Gardiner-based metalworking company KC Fabrications Inc. has been chosen to create thick bronze name plates for the National September 11 Memorial in Manhattan. Chris Powers and Kurt W ulfmeyer, the co-founders of the firm, call the industrial section of Steve’s Lane home. Inside their spacious work area stood wavy shark-tail like benches, a massive rocking sculpture to rival anything in Dia:Beacon and a special reproduction of an Alexander Calder piece.
Compared to their larger profile of work, the 9/11 Memorial name plates might seem simple, but there is a lot of engineering marvels hidden in the piece. When assembled and unveiled on Sept. 11, 2011, there will be roughly 160 plates with 22 names on each piece interlinking and ringing the empty footprints of the two towers.
The small firm won out against bigger name fabricators on the $10 million contract because they essentially redesigned and simplified the kind of work that the Memorial Foundation and the World Trade Committee had wanted -- especially with that deadline closing in on them.
“We took it upon ourselves to redesign everything -- to re-engineer,” Powers said. “We told them, ‘this is how you’ll meet your schedule.’”

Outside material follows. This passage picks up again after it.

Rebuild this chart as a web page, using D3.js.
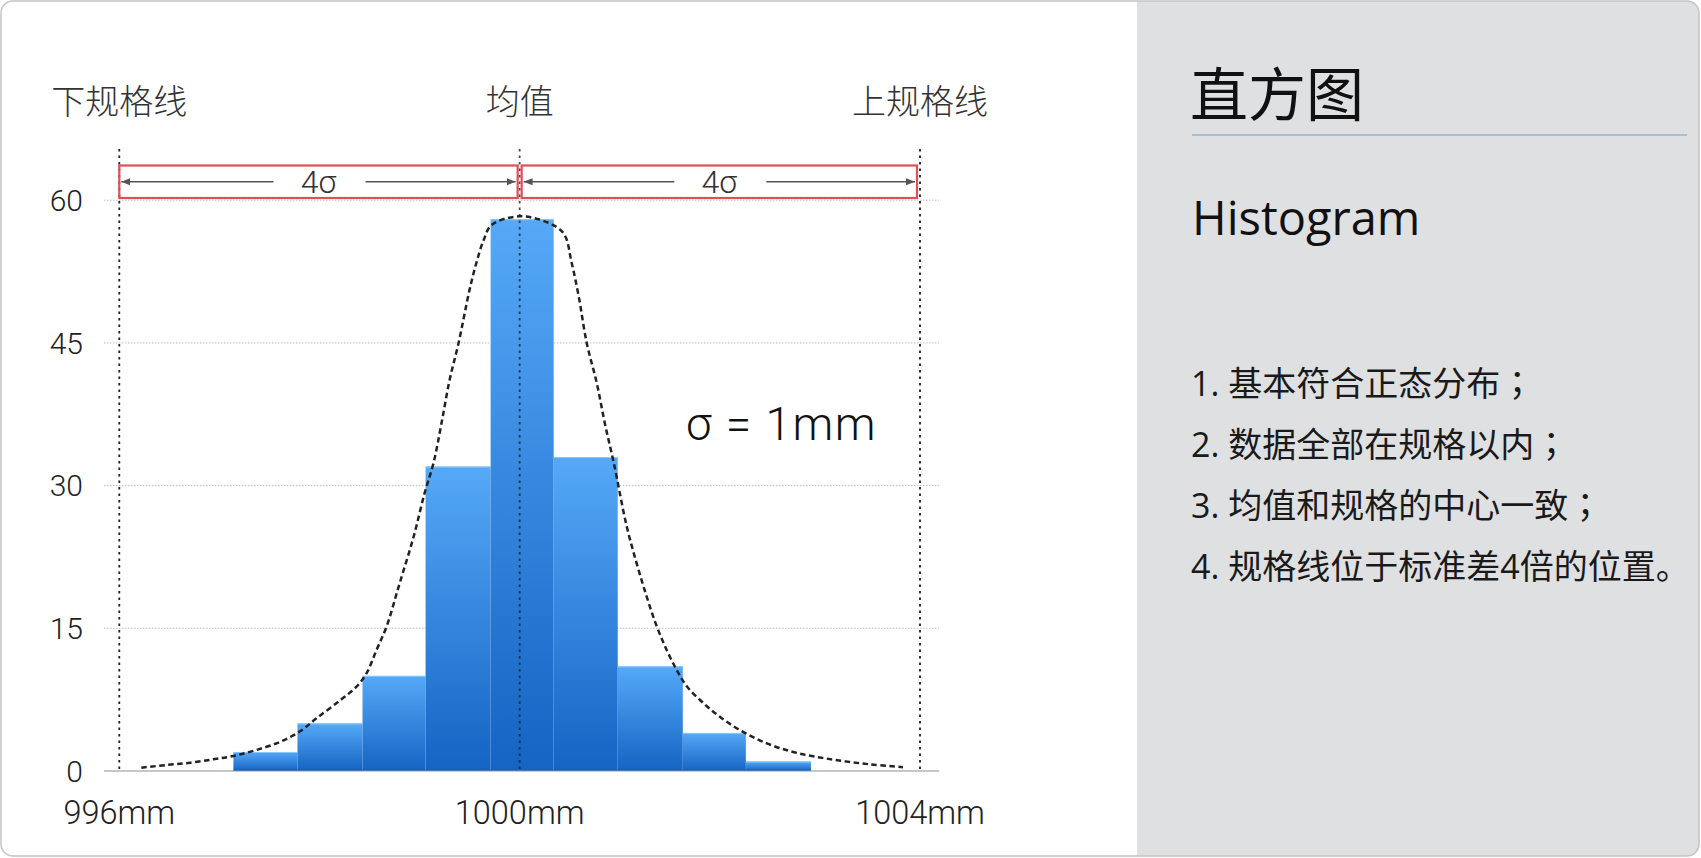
<!DOCTYPE html>
<html>
<head>
<meta charset="utf-8">
<script src="https://cdn.jsdelivr.net/npm/d3@7/dist/d3.min.js"></script>
<style>
  html, body { margin: 0; padding: 0; background: #ffffff; }
  svg { display: block; }
</style>
</head>
<body>
<svg id="chart" width="1701" height="858"></svg>
<script>
// ---------------- DATA ----------------
const binEdges = [997.14, 997.78, 998.43, 999.06, 999.71, 1000.34, 1000.98, 1001.63, 1002.26, 1002.91];
const counts   = [2, 5, 10, 32, 58, 33, 11, 4, 1];

// dashed reference curve (mm, count)
const curveX = [996.22, 996.47, 996.71, 996.94, 997.14, 997.37, 997.61, 997.81, 997.97, 998.21,
                998.37, 998.47, 998.57, 998.67, 998.80, 998.94, 999.05, 999.14, 999.22, 999.30,
                999.39, 999.50, 999.57, 999.64, 999.72, 999.99, 1000.27, 1000.44, 1000.52, 1000.59,
                1000.67, 1000.77, 1000.85, 1000.94, 1001.07, 1001.17, 1001.27, 1001.37, 1001.47, 1001.57,
                1001.67, 1001.84, 1002.00, 1002.20, 1002.47, 1002.77, 1003.13, 1003.50, 1003.83];
const curveY = [0.35, 0.63, 0.87, 1.23, 1.58, 2.21, 3.08, 4.20, 5.54, 7.46,
                8.86, 10.27, 12.72, 15.17, 19.7, 24.6, 29.2, 32.4, 36.6, 41.1,
                45.0, 50.6, 53.5, 55.8, 57.4, 58.3, 57.7, 56.5, 53.4, 49.9,
                45.0, 40.8, 36.6, 32.4, 25.7, 21.8, 18.3, 15.2, 12.7, 10.6,
                8.9, 7.1, 5.7, 4.3, 2.9, 1.9, 1.2, 0.7, 0.4];

const yTicks = [0, 15, 30, 45, 60];
const xTicks = [996, 1000, 1004];
const xTickLabels = ["996mm", "1000mm", "1004mm"];
const specValues = [996, 1000, 1004];
const specLabels = ["下规格线", "均值", "上规格线"];
const spanLabel = "4σ";
const sigmaLabel = "σ = 1mm";
const panelTitle = "直方图";
const panelSubtitle = "Histogram";
const noteBodies = ["1. 基本符合正态分布", "2. 数据全部在规格以内", "3. 均值和规格的中心一致", "4. 规格线位于标准差4倍的位置"];
const noteEnds   = ["；", "；", "；", "。"];

// ---------------- LAYOUT ----------------
const svg = d3.select("#chart");
const W = 1701, H = 858;
const latin = "Roboto, 'Liberation Sans', sans-serif";
const cjk = "'Noto Sans CJK SC', 'Noto Sans', sans-serif";

const x = d3.scaleLinear().domain([996, 1004]).range([119.3, 920]);
const y = d3.scaleLinear().domain([0, 60]).range([771, 200.2]);
const gridL = 104, gridR = 939;

// outer frame + right panel
const defs = svg.append("defs");
defs.append("clipPath").attr("id", "frameClip")
  .append("rect").attr("x", 1).attr("y", 1).attr("width", 1698).attr("height", 855).attr("rx", 12);

svg.append("rect").attr("x", 1).attr("y", 1).attr("width", 1698).attr("height", 855).attr("rx", 12)
  .attr("fill", "#ffffff");
svg.append("g").attr("clip-path", "url(#frameClip)")
  .append("rect").attr("x", 1137).attr("y", 0).attr("width", 570).attr("height", H)
  .attr("fill", "#dfe0e2");
svg.append("rect").attr("x", 1).attr("y", 1).attr("width", 1698).attr("height", 855).attr("rx", 12)
  .attr("fill", "none").attr("stroke", "#c4c4c4").attr("stroke-width", 1.5);

// gradient for bars
const grad = defs.append("linearGradient").attr("id", "barGrad")
  .attr("x1", 0).attr("y1", 0).attr("x2", 0).attr("y2", 1);
grad.append("stop").attr("offset", "0%").attr("stop-color", "#55a9f7");
grad.append("stop").attr("offset", "100%").attr("stop-color", "#1464c4");

const g = svg.append("g");

// horizontal gridlines (dotted)
g.selectAll(".grid").data(yTicks.filter(d => d > 0)).join("line")
  .attr("x1", gridL).attr("x2", gridR)
  .attr("y1", d => y(d)).attr("y2", d => y(d))
  .attr("stroke", "#bdbdbd").attr("stroke-width", 1).attr("stroke-dasharray", "1.5,1.5");

// bars
const bins = counts.map((c, i) => ({ x0: binEdges[i], x1: binEdges[i + 1], c }));
g.selectAll(".bar").data(bins).join("rect")
  .attr("x", d => x(d.x0)).attr("width", d => x(d.x1) - x(d.x0))
  .attr("y", d => y(d.c)).attr("height", d => y(0) - y(d.c))
  .attr("fill", "url(#barGrad)");
g.selectAll(".barTop").data(bins).join("line")
  .attr("x1", d => x(d.x0)).attr("x2", d => x(d.x1))
  .attr("y1", d => y(d.c) + 0.5).attr("y2", d => y(d.c) + 0.5)
  .attr("stroke", "#8cc6fa").attr("stroke-width", 1);

// baseline
g.append("line").attr("x1", gridL).attr("x2", gridR).attr("y1", y(0)).attr("y2", y(0))
  .attr("stroke", "#b5b5b5").attr("stroke-width", 1.5);
g.append("line").attr("x1", x(binEdges[0])).attr("x2", x(binEdges[binEdges.length - 1]))
  .attr("y1", y(0) - 1).attr("y2", y(0) - 1)
  .attr("stroke", "#0d5bb3").attr("stroke-width", 1.2);

// spec / mean vertical dotted lines
g.selectAll(".spec").data(specValues).join("line")
  .attr("x1", d => x(d)).attr("x2", d => x(d))
  .attr("y1", 149).attr("y2", y(0))
  .attr("stroke", "#1e1e1e").attr("stroke-opacity", d => d === 1000 ? 0.8 : 1)
  .attr("stroke-width", 1.8).attr("stroke-dasharray", "2.5,4");

// dashed curve
const pts = curveX.map((v, i) => [v, curveY[i]]);
g.append("path").datum(pts)
  .attr("d", d3.line().x(d => x(d[0])).y(d => y(d[1])).curve(d3.curveCatmullRom.alpha(0.5)))
  .attr("fill", "none").attr("stroke", "#222").attr("stroke-width", 2.5)
  .attr("stroke-dasharray", "5.5,3.5");

// y tick labels
g.selectAll(".ytl").data(yTicks).join("text")
  .attr("x", 83).attr("y", d => y(d)).attr("dy", "0.36em")
  .attr("text-anchor", "end")
  .attr("font-family", latin).attr("font-weight", 300).attr("font-size", 30)
  .attr("fill", "#222").text(d => d);

// x tick labels
g.selectAll(".xtl").data(xTicks).join("text")
  .attr("x", d => x(d)).attr("y", 824)
  .attr("text-anchor", "middle")
  .attr("font-family", latin).attr("font-weight", 300).attr("font-size", 32.5)
  .attr("fill", "#222").text((d, i) => xTickLabels[i]);

// spec labels on top
g.selectAll(".specl").data(specValues).join("text")
  .attr("x", d => x(d)).attr("y", 114)
  .attr("text-anchor", "middle")
  .attr("font-family", cjk).attr("font-weight", 300).attr("font-size", 34)
  .attr("fill", "#333").text((d, i) => specLabels[i]);

// red boxes with 4σ arrows
defs.append("marker").attr("id", "arrowR").attr("viewBox", "0 0 10 10")
  .attr("refX", 10).attr("refY", 5).attr("markerWidth", 9).attr("markerHeight", 9)
  .attr("markerUnits", "userSpaceOnUse").attr("orient", "auto")
  .append("path").attr("d", "M0,1 L10,5 L0,9 Z").attr("fill", "#555");
defs.append("marker").attr("id", "arrowL").attr("viewBox", "0 0 10 10")
  .attr("refX", 0).attr("refY", 5).attr("markerWidth", 9).attr("markerHeight", 9)
  .attr("markerUnits", "userSpaceOnUse").attr("orient", "auto")
  .append("path").attr("d", "M10,1 L0,5 L10,9 Z").attr("fill", "#555");

const spans = [[specValues[0], specValues[1]], [specValues[1], specValues[2]]];
const boxTop = 165.5, boxBot = 198;
spans.forEach((s, i) => {
  const x0 = x(s[0]) + (i === 0 ? 0 : 2);
  const x1 = x(s[1]) - (i === 0 ? 2 : 3);
  const cx = (x0 + x1) / 2, cy = (boxTop + boxBot) / 2;
  g.append("rect").attr("x", x0).attr("y", boxTop).attr("width", x1 - x0).attr("height", boxBot - boxTop)
    .attr("fill", "none").attr("stroke", "#df4f55").attr("stroke-width", 2.2);
  g.append("line").attr("x1", x0 + 2).attr("x2", cx - 45).attr("y1", cy).attr("y2", cy)
    .attr("stroke", "#555").attr("stroke-width", 1.3).attr("marker-start", "url(#arrowL)");
  g.append("line").attr("x1", cx + 47).attr("x2", x1 - 2).attr("y1", cy).attr("y2", cy)
    .attr("stroke", "#555").attr("stroke-width", 1.3).attr("marker-end", "url(#arrowR)");
  g.append("text").attr("x", cx).attr("y", cy).attr("dy", "0.36em").attr("text-anchor", "middle")
    .attr("font-family", latin).attr("font-weight", 300).attr("font-size", 32)
    .attr("fill", "#333").text(spanLabel);
});

// sigma annotation
g.append("text").attr("x", 686).attr("y", 440)
  .attr("font-family", latin).attr("font-weight", 300).attr("font-size", 46)
  .attr("letter-spacing", 1.5)
  .attr("fill", "#111").text(sigmaLabel);

// ---------------- RIGHT PANEL ----------------
const p = svg.append("g");
p.append("text").attr("x", 1190).attr("y", 116)
  .attr("font-family", cjk).attr("font-size", 58).attr("fill", "#111").text(panelTitle);
p.append("line").attr("x1", 1192).attr("x2", 1687).attr("y1", 135).attr("y2", 135)
  .attr("stroke", "#a9bdd6").attr("stroke-width", 2);
p.append("text").attr("x", 1192).attr("y", 235)
  .attr("font-family", "'Open Sans', 'Noto Sans', sans-serif").attr("font-size", 47)
  .attr("fill", "#111").text(panelSubtitle);
const notesSel = p.selectAll(".note").data(noteBodies).join("text")
  .attr("x", 1191).attr("y", (d, i) => 396 + i * 61)
  .attr("font-family", "'Open Sans', " + cjk).attr("font-size", 34)
  .attr("fill", "#1a1a1a");
notesSel.append("tspan").text(d => d);
notesSel.append("tspan")
  .attr("font-family", (d, i) => noteEnds[i] === "；" ? "'Noto Sans CJK JP', " + cjk : cjk)
  .text((d, i) => noteEnds[i]);
</script>
</body>
</html>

Powers and Wulfmeyer ditched much of the sanding and labor-intensive work the plans called for, and they’ll instead have names on the bronze plates stenciled out by super-powered water jets. The plates themselves will be machined to a precision where there won’t be much guess-work in fitting them together either.
Right now, the Memorial Foundation plans to turn Ground Zero into 8 acres with 400 planted trees surrounding reflecting pools which mark the former positions of World Trade Center 1 and 2. KC Fabrications’ plates will form a parapet of nearly 3,000 victims’ names around the reflecting pools, which will drain into the largest manmade waterfalls ever constructed.
For Gardiner Supervisor Joe Katz, the local firm’s success is nothing but good news.
“It will have some economic effect on Gardiner,” Katz explained. KC Fabrications plans to hire five additional crew members and work with a single-minded focus on getting the name plates done. Those extra workers will likely spend time shopping and eating in Gardiner.
“There’s going to be a lot of people coming to Gardiner,” Powers said, agreeing with Katz. People from New York City involved in the Memorial Foundation will be making regular trips to the small mountain town to check the progress of the name plates. “They’ll all be coming up here.”
Deputy Supervisor Warren Wiegand also praised Powers and Wulfmeyer. “This is an example of a unique business over in our industrial park,” he said. “We’d like to get more of these high-value companies in here.”
KC Fabrications will also be onsite in NYC to install the name plates from April until March of next year. The company has worked for at least four years developing prototypes in hopes of winning the contract.